Film français de Sylvie Verheyde (2022), avec Flavie Delangle, Marina Foïs, Benjamin Biolay, Louise Malek, Prune Richard, Paul Manniez, Noémie Zeitoun, Frédéric Sandeau… 1h50. Sortie le 14 décembre 2022.
Marina Foïs, Flavie Delangle et Benjamin Biolay
Cinéaste résolument indépendante, Sylvie Verheyde a longtemps eu pour muse la comédienne Karole Rocher qu’elle adouba comme alter ego dans ses trois premiers longs métrages dont Stella (2008) où elle incarnait la mère de l’héroïne. Son nouveau film se présente comme son prolongement logique, chronique d’une adolescente à l’orée de la vie dont le voyage au bout de la nuit se déroule dans le Paris des années 80, avant même que ne se profile à l’horizon le spectre de la maladie d’amour, le sida. Ce nouveau volet de son autobiographie vaut à la cinéaste de révéler une nouvelle interprète en la personne de Flavie Delangle, impeccable dans le rôle ingrat d’une fille qui ose rêver sa vie pour échapper à sa condition, sans pour autant renier ses origines prolétaires et rien céder de ses convictions. Quitte à donner parfois l’impression d’être un peu butée. La réalisatrice excelle dans la reconstitution d’une époque idéalisée a posteriori où règne encore une insouciance qui ne fera pas long feu. Mais ça, personne n’en est encore vraiment conscient. Ce voyage au bout de la nuit parisienne reflète avec une grande justesse les affres d’un âge dit ingrat qui largue avec une certaine méfiance les amarres de l’enfance, tout en plongeant avec une appréhension assumée dans le grand bain de l’âge dit adulte.

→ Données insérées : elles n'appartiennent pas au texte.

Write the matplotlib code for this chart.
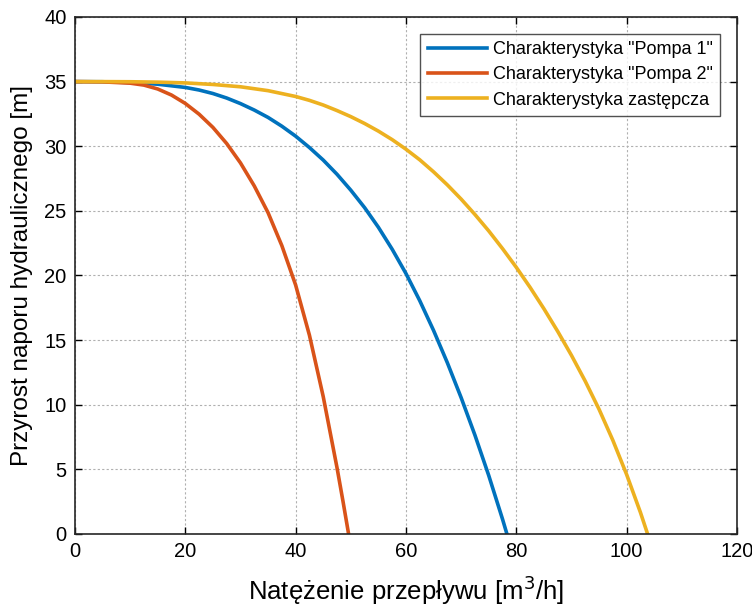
import matplotlib
matplotlib.use("Agg")
import matplotlib.pyplot as plt

plt.rcParams['font.family'] = ['Liberation Sans', 'DejaVu Sans']

# Pompa 1 (blue)
q_p1 = [0, 5, 10, 15, 20, 22.5, 25, 27.5, 30, 32.5, 35, 37.5, 40, 42.5, 45, 47.5, 50, 52.5, 55,
        57.5, 60, 62.5, 65, 67.5, 70, 72.5, 75, 77.5, 78.3]
h_p1 = [35, 34.99, 34.93, 34.8, 34.55, 34.35, 34.08, 33.73, 33.3, 32.8, 32.23, 31.55, 30.78, 29.9, 28.93, 27.83,
        26.6, 25.25, 23.73, 22.03, 20.15, 18.05, 15.75, 13.25, 10.55, 7.65, 4.53, 1.15, 0.0]

# Pompa 2 (red)
q_p2 = [0, 5, 10, 12.5, 15, 17.5, 20, 22.5, 25, 27.5, 30, 32.5, 35, 37.5, 40, 42.5, 45, 47.5, 48.6, 49.6]
h_p2 = [35, 34.98, 34.88, 34.73, 34.43, 33.96, 33.31, 32.48, 31.46, 30.21, 28.71, 26.93, 24.86, 22.31, 19.26, 15.38,
        10.63, 5.13, 2.49, 0.0]

# Charakterystyka zastepcza (yellow)
q_z = [0, 5, 10, 15, 20, 25, 30, 35, 40, 42.5, 45, 47.5, 50, 52.5, 55, 57.5, 60, 62.5, 65, 67.5, 70,
       72.5, 75, 77.5, 80, 82.5, 85, 87.5, 90, 92.5, 95, 97.5, 100, 102.5, 103.8]
h_z = [35, 35.0, 34.99, 34.96, 34.9, 34.78, 34.6, 34.3, 33.85, 33.55, 33.19, 32.76, 32.29, 31.76, 31.17, 30.51,
       29.77, 28.95, 28.02, 27.01, 25.91, 24.72, 23.45, 22.08, 20.63, 19.08, 17.43, 15.68, 13.82, 11.82, 9.65,
       7.25, 4.6, 1.67, 0.0]

labels = ['Charakterystyka "Pompa 1"', 'Charakterystyka "Pompa 2"', 'Charakterystyka zastępcza']
colors = ['#0072BD', '#D95319', '#EDB120']

fig = plt.figure(figsize=(7.52, 6.07), dpi=100)
ax = fig.add_axes([0.0997, 0.1203, 0.8803, 0.8517])

for q, h, lab, c in zip([q_p1, q_p2, q_z], [h_p1, h_p2, h_z], labels, colors):
    ax.plot(q, h, color=c, lw=2.6, label=lab, solid_joinstyle='round')

ax.set_xlim(0, 120)
ax.set_ylim(0, 40)
ax.set_xticks(range(0, 121, 20))
ax.set_yticks(range(0, 41, 5))
ax.grid(True, color='#b0b0b0', linestyle=(0, (2, 2)), linewidth=0.8)
ax.tick_params(direction='in', length=5, labelsize=14.5, width=1, top=True, right=True,
               labeltop=False, labelright=False, pad=6)
for s in ax.spines.values():
    s.set_linewidth(1.2)
    s.set_color('#262626')

ax.set_xlabel('Natężenie przepływu [m$^3$/h]', fontsize=18.5, labelpad=9)
ax.set_ylabel('Przyrost naporu hydraulicznego [m]', fontsize=17.5, labelpad=8)

leg = ax.legend(loc='upper right', fontsize=13, frameon=True, fancybox=False,
                edgecolor='#262626', handlelength=3.3, borderaxespad=0.95,
                handletextpad=0.3, labelspacing=0.45, borderpad=0.4)
leg.get_frame().set_linewidth(1.0)

fig.savefig('out.png', dpi=100)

Louise Malek et Flavie Delangle
Stella est amoureuse est un film qui associe la tendresse à la mélancolie dans une subtile alchimie de sentiments contradictoires et parfois violents. Sylvie Verheyde y renoue avec une longue tradition autobiographique du cinéma français qui va de François Truffaut à Diane Kurys et observe avec une empathie communicative son double de cinéma, sans jamais céder à la tentation de la complaisance ou du pittoresque. Flavie Delangle se révèle rebelle à souhait dans ce rôle déjà incarné il y a quatorze ans par Léora Barbara, mais aussi avant elles sous le prénom de Sophie par Emma de Caunes dans Un frère… (1997) et Princesses (2000). Loin de sublimer son adolescence (elle est née en 1967), la réalisatrice reconstitue avec finesse et subtilité une époque parfois idéalisée rétrospectivement, notamment à travers la place de choix qu’elle accorde à la musique de l’époque dans une bande originale qui affiche ostensiblement des allures de playlist idéale et égrène les tubes à jet continu. Loin d’idéaliser ces années 80 qui ont vu la liberté des mœurs décomplexée par Mai 68 se fracasser contre la menace du sida, dont Valeria Bruni Tedeschi évoque simultanément le spectre dans Les Amandiers, Stella est amoureuse se concentre sur ce fameux âge des possibles qui fait fantasmer les artistes depuis des siècles, sans pour autant jamais chercher à l’idéaliser. L’angélisme ne fait pas vraiment partie de son caractère. Elle lui préfère une certaine âpreté non dénuée de tendresse qui nous donne une envie irrésistible de la voir poursuivre cette autobiographie qui est devenue un peu la nôtre, par le soin qu’elle met à respecter son état d’esprit et ses espoirs parfois déçus.